-- Start Extracted entries --

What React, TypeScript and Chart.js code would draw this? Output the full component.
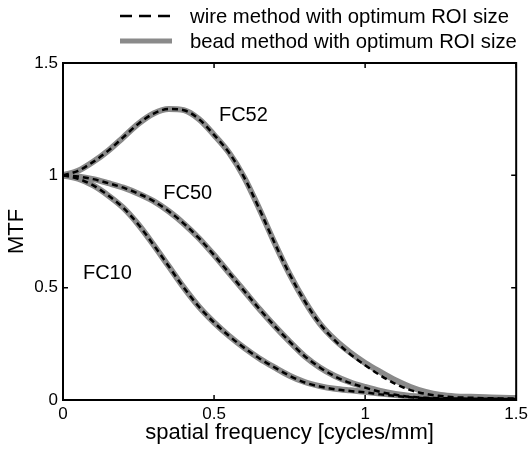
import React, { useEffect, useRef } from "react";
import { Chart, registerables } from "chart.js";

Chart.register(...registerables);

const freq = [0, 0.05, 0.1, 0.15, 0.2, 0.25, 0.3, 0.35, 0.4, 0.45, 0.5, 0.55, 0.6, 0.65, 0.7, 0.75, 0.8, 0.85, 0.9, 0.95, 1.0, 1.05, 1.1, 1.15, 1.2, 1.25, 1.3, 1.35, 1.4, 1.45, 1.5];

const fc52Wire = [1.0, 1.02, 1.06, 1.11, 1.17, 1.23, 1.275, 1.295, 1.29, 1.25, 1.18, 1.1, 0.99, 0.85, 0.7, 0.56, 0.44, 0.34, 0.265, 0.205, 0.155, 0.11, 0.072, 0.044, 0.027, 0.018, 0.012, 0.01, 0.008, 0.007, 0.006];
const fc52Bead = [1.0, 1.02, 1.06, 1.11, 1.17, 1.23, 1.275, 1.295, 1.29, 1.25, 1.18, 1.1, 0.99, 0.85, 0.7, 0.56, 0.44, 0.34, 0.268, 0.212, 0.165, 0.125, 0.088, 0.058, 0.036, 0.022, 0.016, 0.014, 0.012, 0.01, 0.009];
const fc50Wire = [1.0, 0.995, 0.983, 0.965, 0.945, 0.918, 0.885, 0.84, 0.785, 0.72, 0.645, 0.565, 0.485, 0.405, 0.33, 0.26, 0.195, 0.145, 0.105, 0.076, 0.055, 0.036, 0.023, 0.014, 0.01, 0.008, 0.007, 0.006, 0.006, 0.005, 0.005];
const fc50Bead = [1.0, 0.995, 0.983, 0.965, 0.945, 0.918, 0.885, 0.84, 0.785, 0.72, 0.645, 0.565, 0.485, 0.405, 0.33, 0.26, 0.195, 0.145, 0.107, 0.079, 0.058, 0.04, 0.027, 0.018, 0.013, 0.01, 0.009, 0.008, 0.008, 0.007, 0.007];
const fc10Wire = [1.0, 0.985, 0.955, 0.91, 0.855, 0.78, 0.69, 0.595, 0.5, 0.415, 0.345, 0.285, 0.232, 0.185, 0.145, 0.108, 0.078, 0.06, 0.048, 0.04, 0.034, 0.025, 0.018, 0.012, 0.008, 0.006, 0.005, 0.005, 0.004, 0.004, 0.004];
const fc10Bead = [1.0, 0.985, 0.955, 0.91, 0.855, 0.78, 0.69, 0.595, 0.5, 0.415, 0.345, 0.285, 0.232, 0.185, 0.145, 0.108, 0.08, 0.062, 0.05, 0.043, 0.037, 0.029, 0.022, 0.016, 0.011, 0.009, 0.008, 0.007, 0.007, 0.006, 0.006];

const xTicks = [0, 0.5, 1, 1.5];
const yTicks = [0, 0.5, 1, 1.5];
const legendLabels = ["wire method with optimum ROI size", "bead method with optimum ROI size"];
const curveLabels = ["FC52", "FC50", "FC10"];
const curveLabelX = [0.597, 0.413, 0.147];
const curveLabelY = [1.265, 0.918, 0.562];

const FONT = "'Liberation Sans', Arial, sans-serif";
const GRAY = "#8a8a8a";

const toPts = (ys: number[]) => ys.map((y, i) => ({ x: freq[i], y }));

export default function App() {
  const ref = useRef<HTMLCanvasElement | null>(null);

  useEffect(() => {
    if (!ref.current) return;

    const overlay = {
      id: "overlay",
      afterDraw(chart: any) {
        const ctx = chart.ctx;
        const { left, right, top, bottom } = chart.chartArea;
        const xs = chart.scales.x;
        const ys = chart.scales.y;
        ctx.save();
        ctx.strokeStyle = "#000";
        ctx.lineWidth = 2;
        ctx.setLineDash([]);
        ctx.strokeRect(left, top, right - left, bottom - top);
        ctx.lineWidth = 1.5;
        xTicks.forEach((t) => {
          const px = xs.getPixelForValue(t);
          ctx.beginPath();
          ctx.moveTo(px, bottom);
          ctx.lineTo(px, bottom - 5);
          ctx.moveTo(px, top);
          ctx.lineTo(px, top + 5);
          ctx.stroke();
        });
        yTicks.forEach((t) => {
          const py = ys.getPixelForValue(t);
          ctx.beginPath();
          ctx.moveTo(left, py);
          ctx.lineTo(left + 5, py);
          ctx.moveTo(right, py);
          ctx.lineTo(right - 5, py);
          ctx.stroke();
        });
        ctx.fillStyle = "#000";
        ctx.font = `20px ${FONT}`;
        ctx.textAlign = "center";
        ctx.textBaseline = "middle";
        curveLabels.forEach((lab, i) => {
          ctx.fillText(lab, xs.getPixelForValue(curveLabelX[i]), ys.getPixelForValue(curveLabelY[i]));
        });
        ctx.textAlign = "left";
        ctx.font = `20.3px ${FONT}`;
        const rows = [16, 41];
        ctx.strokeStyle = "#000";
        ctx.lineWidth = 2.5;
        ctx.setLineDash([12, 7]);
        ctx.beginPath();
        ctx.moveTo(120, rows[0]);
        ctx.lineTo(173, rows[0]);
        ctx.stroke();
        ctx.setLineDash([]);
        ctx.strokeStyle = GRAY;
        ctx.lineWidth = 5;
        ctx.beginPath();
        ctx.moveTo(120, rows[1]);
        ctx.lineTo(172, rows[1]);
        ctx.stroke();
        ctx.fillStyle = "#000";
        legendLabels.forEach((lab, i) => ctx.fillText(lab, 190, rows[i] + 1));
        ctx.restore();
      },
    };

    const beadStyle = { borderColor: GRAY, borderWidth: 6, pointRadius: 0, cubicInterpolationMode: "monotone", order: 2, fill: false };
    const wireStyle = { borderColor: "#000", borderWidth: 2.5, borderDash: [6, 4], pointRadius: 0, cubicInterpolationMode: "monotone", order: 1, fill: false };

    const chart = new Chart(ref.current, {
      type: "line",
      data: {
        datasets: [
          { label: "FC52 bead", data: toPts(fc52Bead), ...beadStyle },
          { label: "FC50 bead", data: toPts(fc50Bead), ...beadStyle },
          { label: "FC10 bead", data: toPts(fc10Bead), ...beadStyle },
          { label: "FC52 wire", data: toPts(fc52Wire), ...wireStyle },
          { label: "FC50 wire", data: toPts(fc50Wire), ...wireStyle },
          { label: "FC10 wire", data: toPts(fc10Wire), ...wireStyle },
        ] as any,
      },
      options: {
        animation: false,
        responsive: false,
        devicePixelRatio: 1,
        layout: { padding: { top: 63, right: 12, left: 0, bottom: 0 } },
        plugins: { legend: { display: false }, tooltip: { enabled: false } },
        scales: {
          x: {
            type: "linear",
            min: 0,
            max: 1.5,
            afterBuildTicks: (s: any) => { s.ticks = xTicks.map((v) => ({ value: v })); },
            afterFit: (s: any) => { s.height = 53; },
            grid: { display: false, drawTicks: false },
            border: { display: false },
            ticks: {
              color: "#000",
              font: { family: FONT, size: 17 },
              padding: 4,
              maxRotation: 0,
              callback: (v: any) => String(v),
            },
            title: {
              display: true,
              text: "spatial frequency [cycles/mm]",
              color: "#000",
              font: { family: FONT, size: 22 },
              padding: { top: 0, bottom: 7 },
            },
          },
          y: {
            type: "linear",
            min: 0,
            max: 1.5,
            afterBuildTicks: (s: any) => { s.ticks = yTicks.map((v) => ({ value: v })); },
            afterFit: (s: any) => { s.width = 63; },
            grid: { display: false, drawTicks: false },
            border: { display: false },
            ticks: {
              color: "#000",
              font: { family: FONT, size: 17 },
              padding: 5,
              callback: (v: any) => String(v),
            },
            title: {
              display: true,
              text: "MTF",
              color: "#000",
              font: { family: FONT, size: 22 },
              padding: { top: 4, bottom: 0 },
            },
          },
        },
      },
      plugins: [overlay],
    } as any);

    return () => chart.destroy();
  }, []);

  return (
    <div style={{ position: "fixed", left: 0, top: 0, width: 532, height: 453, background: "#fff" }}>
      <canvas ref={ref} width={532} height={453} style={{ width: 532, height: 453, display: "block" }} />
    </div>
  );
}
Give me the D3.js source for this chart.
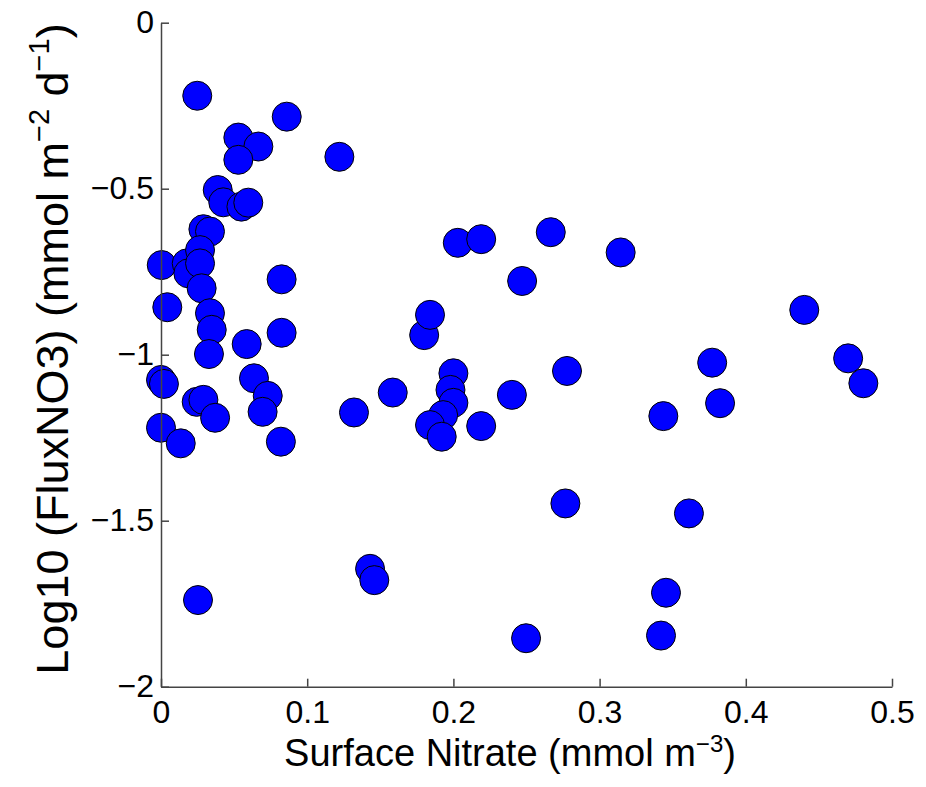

-- End Extracted entries --

▶ [What is asked]:
Omitting all pictures, restate exactly the lines of the material from its start through the line that contains "const curveLabelY = [1.265, 0.918, 0.562];".

▶ [Task solution]:
What React, TypeScript and Chart.js code would draw this? Output the full component.
import React, { useEffect, useRef } from "react";
import { Chart, registerables } from "chart.js";

Chart.register(...registerables);

const freq = [0, 0.05, 0.1, 0.15, 0.2, 0.25, 0.3, 0.35, 0.4, 0.45, 0.5, 0.55, 0.6, 0.65, 0.7, 0.75, 0.8, 0.85, 0.9, 0.95, 1.0, 1.05, 1.1, 1.15, 1.2, 1.25, 1.3, 1.35, 1.4, 1.45, 1.5];

const fc52Wire = [1.0, 1.02, 1.06, 1.11, 1.17, 1.23, 1.275, 1.295, 1.29, 1.25, 1.18, 1.1, 0.99, 0.85, 0.7, 0.56, 0.44, 0.34, 0.265, 0.205, 0.155, 0.11, 0.072, 0.044, 0.027, 0.018, 0.012, 0.01, 0.008, 0.007, 0.006];
const fc52Bead = [1.0, 1.02, 1.06, 1.11, 1.17, 1.23, 1.275, 1.295, 1.29, 1.25, 1.18, 1.1, 0.99, 0.85, 0.7, 0.56, 0.44, 0.34, 0.268, 0.212, 0.165, 0.125, 0.088, 0.058, 0.036, 0.022, 0.016, 0.014, 0.012, 0.01, 0.009];
const fc50Wire = [1.0, 0.995, 0.983, 0.965, 0.945, 0.918, 0.885, 0.84, 0.785, 0.72, 0.645, 0.565, 0.485, 0.405, 0.33, 0.26, 0.195, 0.145, 0.105, 0.076, 0.055, 0.036, 0.023, 0.014, 0.01, 0.008, 0.007, 0.006, 0.006, 0.005, 0.005];
const fc50Bead = [1.0, 0.995, 0.983, 0.965, 0.945, 0.918, 0.885, 0.84, 0.785, 0.72, 0.645, 0.565, 0.485, 0.405, 0.33, 0.26, 0.195, 0.145, 0.107, 0.079, 0.058, 0.04, 0.027, 0.018, 0.013, 0.01, 0.009, 0.008, 0.008, 0.007, 0.007];
const fc10Wire = [1.0, 0.985, 0.955, 0.91, 0.855, 0.78, 0.69, 0.595, 0.5, 0.415, 0.345, 0.285, 0.232, 0.185, 0.145, 0.108, 0.078, 0.06, 0.048, 0.04, 0.034, 0.025, 0.018, 0.012, 0.008, 0.006, 0.005, 0.005, 0.004, 0.004, 0.004];
const fc10Bead = [1.0, 0.985, 0.955, 0.91, 0.855, 0.78, 0.69, 0.595, 0.5, 0.415, 0.345, 0.285, 0.232, 0.185, 0.145, 0.108, 0.08, 0.062, 0.05, 0.043, 0.037, 0.029, 0.022, 0.016, 0.011, 0.009, 0.008, 0.007, 0.007, 0.006, 0.006];

const xTicks = [0, 0.5, 1, 1.5];
const yTicks = [0, 0.5, 1, 1.5];
const legendLabels = ["wire method with optimum ROI size", "bead method with optimum ROI size"];
const curveLabels = ["FC52", "FC50", "FC10"];
const curveLabelX = [0.597, 0.413, 0.147];
const curveLabelY = [1.265, 0.918, 0.562];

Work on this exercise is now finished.